La torpille lancée par le U-35 a touché le Gallia au niveau de la soute arrière tribord, là où étaient entreposées les munitions et les armes. D’où l’explosion « formidable » évoquée par le soldat Constant Paquet, laquelle n’a laissé aucune chance au navire, qui coule en moins de 15 minutes.

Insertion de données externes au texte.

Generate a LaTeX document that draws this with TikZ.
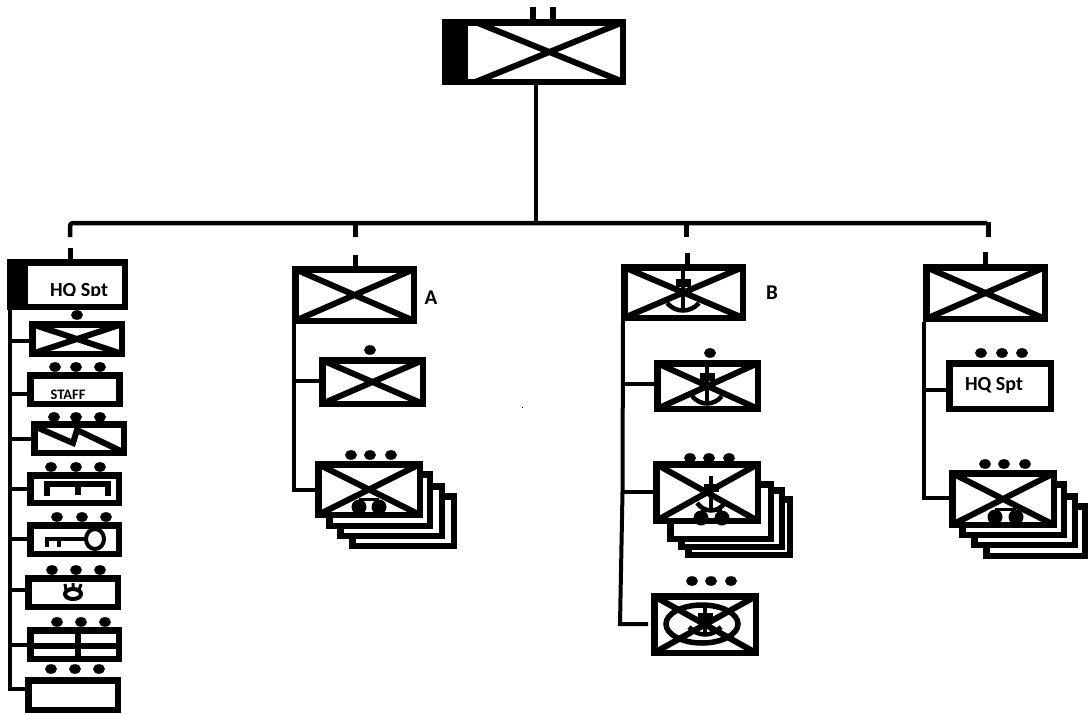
\documentclass[tikz,border=0pt]{standalone}
\usepackage{fontspec}
\setmainfont{Carlito}
\newcommand{\lw}{6.5}
\tikzset{
  x=1pt,y=-1pt,
  ubox/.style={draw=black,fill=white,line width=\lw pt,rectangle,outer sep=0pt,inner sep=0pt},
  flagbox/.style={fill=black,rectangle,outer sep=0pt,inner sep=0pt},
  conn/.style={draw=black,line width=4pt,line join=miter},
  bus/.style={draw=black,line width=4.5pt},
  tick/.style={draw=black,line width=5pt},
  sym/.style={draw=black,line width=6pt},
  lab/.style={font=\bfseries\fontsize{20}{20}\selectfont,inner sep=0pt},
  letter/.style={font=\bfseries\fontsize{21}{22}\selectfont,inner sep=0pt},
}
\newcommand{\ubx}[5]{\node[ubox,minimum width={#4-#2-\lw},minimum height={#5-#3-\lw}] (#1) at ({(#2+#4)/2},{(#3+#5)/2}) {};}
\newcommand{\crossed}[1]{\begin{scope}\clip (#1.north west) rectangle (#1.south east);
  \draw[sym] (#1.north west) -- (#1.south east) (#1.north east) -- (#1.south west);\end{scope}}
\newcommand{\pips}[2]{\foreach \px in {#2} {\fill[black] (\px,#1) ellipse [x radius=6,y radius=4.8];}}
\newcommand{\pairdots}[3]{\fill[black] (#1,#3-9) rectangle (#2,#3-6);
  \fill[black] (#1,#3) circle [radius=7.5]; \fill[black] (#2,#3) circle [radius=7.5];}
\newcommand{\anch}[5]{% x, top, bar, bottom, half width of hook
  \draw[draw=black,line width=4.5pt] (#1,#2) -- (#1,#4);
  \fill[black] (#1-7.5,#3-4) rectangle (#1+8,#3+4);
  \draw[draw=black,line width=4.5pt] (#1-#5,#4-9) .. controls (#1-#5*.45,#4+1) and (#1+#5*.45,#4+1) .. (#1+#5,#4-9);}
\begin{document}
\begin{tikzpicture}[x=1pt,y=-1pt]
\useasboundingbox (0,0) rectangle (1088,713);
% top
\ubx{top}{442}{19}{626}{85}
\node[flagbox,minimum width=26pt,minimum height=66pt] (topflag) at (455,52) {};
\begin{scope}
\clip (topflag.east |- top.north) rectangle (top.south east);
\draw[sym] (topflag.north east) -- (top.south east) (top.north east) -- (topflag.south east);
\end{scope}
\coordinate (t1) at (533,7); \coordinate (t2) at (553,7);
\draw[tick,line width=5.5pt] (t1) -- (t1 |- top.north) (t2) -- (t2 |- top.north);
\coordinate (busj) at (536,223);
\coordinate (busl) at (70,223); \coordinate (busr) at (987,223);
\draw[bus] (busj |- top.south) -- (busj);
\coordinate (dl) at (70,237); \coordinate (da) at (355,237); \coordinate (dc) at (686,237);
\draw[bus,rounded corners=3pt] (dl) -- (busl) -- (busr);
\coordinate (dr1) at (988,222); \coordinate (dr2) at (988,237);
\draw[tick] (dr1) -- (dr2);
\draw[tick] (da |- busl) -- (da);
\draw[tick] (dc |- busl) -- (dc);
% HQ Spt column
\ubx{hq}{7}{259}{128}{310}
\node[flagbox,minimum width=21pt,minimum height=51pt] (hqflag) at (17.5,284.5) {};
\begin{scope}
\clip (30,265) rectangle (125,295);
\node[lab] (hqtext) at (79,292) {HQ Spt};
\end{scope}
\coordinate (hqt) at (70,248);
\draw[tick] (hqt) -- (hqt |- hq.north);
\ubx{b1}{29}{321}{125}{357}\crossed{b1}
\ubx{b2}{27}{372}{122.5}{407}
\node[font=\bfseries\fontsize{14.5}{15}\selectfont,inner sep=0pt] (staff) at (68,395) {STAFF};
\ubx{b3}{31}{421}{127}{456}
\coordinate (z1) at (36,427); \coordinate (z2) at (73,443); \coordinate (z3) at (77,430); \coordinate (z4) at (123,452);
\draw[sym,line join=miter] (z1) -- (z2) -- (z3) -- (z4);
\ubx{b4}{27}{472}{122}{506}
\draw[draw=black,line width=5.5pt] (47,496) -- (47,484) -- (108,484) -- (108,496) (78,484) -- (78,495);
\ubx{b5}{27}{522}{122}{557}
\draw[draw=black,line width=4pt] (95,539) ellipse [x radius=9,y radius=10];
\draw[draw=black,line width=4pt] (86,539) -- (47,539) -- (47,547) (59,539) -- (59,547);
\ubx{b6}{25}{575}{121}{610}
\draw[draw=black,line width=4pt] (73,594) ellipse [x radius=8,y radius=5];
\draw[draw=black,line width=3pt] (66,590) -- (65,584) (73,589) -- (73,583) (79,590) -- (81,584);
\ubx{b7}{27}{627}{122}{662}
\draw[draw=black,line width=6pt] (b7.west |- 0,645.5) -- (b7.east |- 0,645.5) (78,627) -- (78,662);
\ubx{b8}{25}{677}{121}{713}
\pips{315}{77}
\pips{367}{55,76,100}
\pips{417}{54,76,100}
\pips{467}{51,76,100}
\pips{517}{57,82,106}
\pips{570}{52,76,100}
\pips{622}{57,81,105}
\pips{669}{51,75,99}
\coordinate (l0) at (10,310); \coordinate (l1) at (10,341); \coordinate (l2) at (10,394); \coordinate (l3) at (10,439);
\coordinate (l4) at (10,489); \coordinate (l5) at (10,539); \coordinate (l6) at (10,590); \coordinate (l7) at (10,645); \coordinate (l8) at (10,689);
\draw[conn] (l0) -- (l8) -- (l8 -| b8.west);
\draw[conn] (l1) -- (l1 -| b1.west) (l2) -- (l2 -| b2.west) (l3) -- (l3 -| b3.west) (l4) -- (l4 -| b4.west)
  (l5) -- (l5 -| b5.west) (l6) -- (l6 -| b6.west) (l7) -- (l7 -| b7.west);
% A column
\ubx{a0}{292}{266}{417}{324}\crossed{a0}
\node[letter] (atext) at (431,298) {A};
\coordinate (at) at (355,255); \draw[tick] (at) -- (at |- a0.north);
\ubx{a1}{319}{357}{426}{407}\crossed{a1}
\pips{350}{370}
\ubx{as4}{349}{493}{457}{549}\ubx{as3}{337}{483}{445}{539}\ubx{as2}{326}{471}{433}{529}
\ubx{a2}{315}{461}{423}{518}\crossed{a2}
\pairdots{359}{379}{507}
\pips{455}{351,370,391}
\coordinate (ac0) at (294,324); \coordinate (ac1) at (294,381); \coordinate (ac2) at (294,490);
\draw[conn] (ac0) -- (ac2) -- (ac2 -| a2.west);
\draw[conn] (ac1) -- (ac1 -| a1.west);
% B column
\ubx{c0}{621}{264}{746}{321}\crossed{c0}
\node[letter] (btext) at (772,293) {B};
\anch{683}{270}{283}{312}{16}
\coordinate (ct) at (687.5,253); \draw[tick] (ct) -- (ct |- c0.north);
\ubx{c1}{654}{360}{761}{412}\crossed{c1}
\anch{707}{366}{377}{405}{15}
\pips{353}{710}
\ubx{cs4}{685}{496}{793}{558}\ubx{cs3}{678}{487}{785}{550}\ubx{cs2}{667}{481}{774}{542}
\ubx{c2}{653}{461}{761}{524}\crossed{c2}
\anch{711}{476}{488}{512}{14}
\pairdots{701}{722}{518}
\pips{458}{690,709,729}
\ubx{c3}{651}{593}{759}{656}\crossed{c3}
\draw[draw=black,line width=5.5pt] (702,624) ellipse [x radius=36,y radius=19];
\anch{705}{604}{617}{636}{16}
\pips{581}{692,711,731}
\coordinate (cc0) at (623,321); \coordinate (cc1) at (623,384); \coordinate (cc2) at (622.5,492); \coordinate (cc3) at (620,624); \coordinate (cc3e) at (648,624);
\draw[conn] (cc0) -- (cc2) -- (cc3) -- (cc3e);
\draw[conn] (cc1) -- (cc1 -| c1.west) (cc2) -- (cc2 -| c2.west);
% right column
\ubx{d0}{923}{264}{1048}{322}\crossed{d0}
\coordinate (dt) at (985.5,252); \draw[tick] (dt) -- (dt |- d0.north);
\ubx{d1}{946}{360}{1054}{412}
\node[lab] (dtext) at (994,386) {HQ Spt};
\pips{353}{981,1002,1022}
\ubx{ds4}{983}{503}{1088}{559}\ubx{ds3}{971}{493}{1078}{548}\ubx{ds2}{959}{481}{1067}{538}
\ubx{d2}{949}{470}{1057}{528}\crossed{d2}
\pairdots{995}{1016}{517}
\pips{464}{985,1004,1025}
\coordinate (dc0) at (924,322); \coordinate (dc1) at (924,390); \coordinate (dc2) at (924,498);
\draw[conn] (dc0) -- (dc2) -- (dc2 -| d2.west);
\draw[conn] ([xshift=-2pt]dc1) -- (dc1 -| d1.west);
\fill[black] (521.5,406.5) rectangle (523,408);
\end{tikzpicture}
\end{document}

« L’affolement s’empara d’un grand nombre de camarades qui n’avaient pu conserver leur sang-froid. C’était des cris, des hurlements… Les uns appelaient leur père et leur mère, d’autres leur femme et leurs enfants, chacun se précipitait sur le pont supérieur dans un pêle-mêle indescriptible. À ce moment de panique, je vis un sous-officier, dans un geste de démence, se brûler la cervelle avec son revolver », témoignera Constant Bon, du 55e RIT.

Ce dernier, après avoir réussi à monter à bord d’une chaloupe, dira encore : « Nous avions à peine parcouru 200 mètres que le malheureux Galia, piquant de l’arrière, s’enfonçait dans les flots et disparaissait pour toujours. 1.846 malheureux étaient encore à son bord. Ils furent tous engloutis. »

Le lendemain, le croiseur Châteaurenault arrivera sur les lieux du drame et sauvera environ 600 naufragés.

En décembre 1919, l’ancien paquebot transatlantique sera cité à l’ordre de l’armée. « Le croiseur auxiliaire Gallia : torpillé le 4 octobre 1916 par un sous-marin ennemi, au large de San-Pietro (Sardaigne), alors qu’il transportait des troupes. Tous à bord ont donné le plus bel exemple de courage, de sang-froid et de discipline », indique le texte.

Quant au Kapitänleutnant von Arnauld de La Perière, promu amiral par la suite, il prendra, en 1940, le commandement de la marine allemande en Bretagne occupée et perdra la vie le 1er février 1941 dans un accident d’avion au Bourget.